Question

I am considering a circuit with three light bulbs. When a series circuit goes to a series-parallel circuit with one light on the main loop and two on different branches, the total resistance decreases by 1/2 (because the two on the branches go from having a total resistance of 2 to 0.5, and 3/(1+0.5=2)), doubling the total current, although the current in the branches is split in half, making each branch's current the same as in a series circuit. And since the total resistance of the branched part is half of one light, it uses 1/3 of the total of voltage (because V∗(0.5/1.5)=v∗(1/3)), just like one of the three lights in series. And this would mean the lights on the branched parts of a series-parallel circuit have the same amount of V and I as they would in series. Is this correct?

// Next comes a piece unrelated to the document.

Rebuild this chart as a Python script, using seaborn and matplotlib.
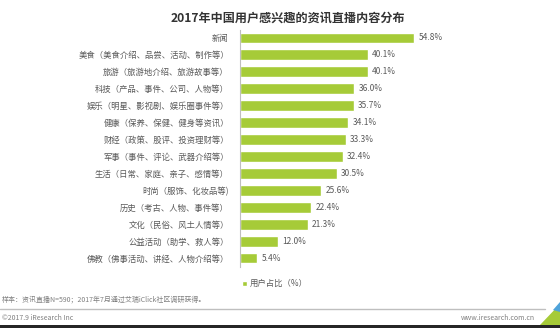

In class, in this series-parallel setup, when all the bulbs were screwed in the two on the branches were not lit (though must still have had electricity flowing through, just with not enough power). This makes me think my thinking above is wrong since the power must be less in the branches of the series-parallel circuit for the lights to be not glowing.

Answer 1

In a series-parallel circuit, the total resistance decreases while the total current doubles. The current in each branch is split in half, but the voltage remains the same. The lights on the branches may not light up because of the lower power dissipation.

Step-by-step explanation:

In a series-parallel circuit, the total resistance decreases when two light bulbs are added in parallel to the main loop.

However, this does not mean that the resistance of the individual bulbs on the branches decreases.

The total current in the circuit doubles because the addition of parallel branches allows for more current to flow.

The current in each branch is split in half, but the voltage across each branch is the same as in a series circuit.

The lights on the branches may not light up because the power dissipation is lower in the branches due to the decrease in resistance.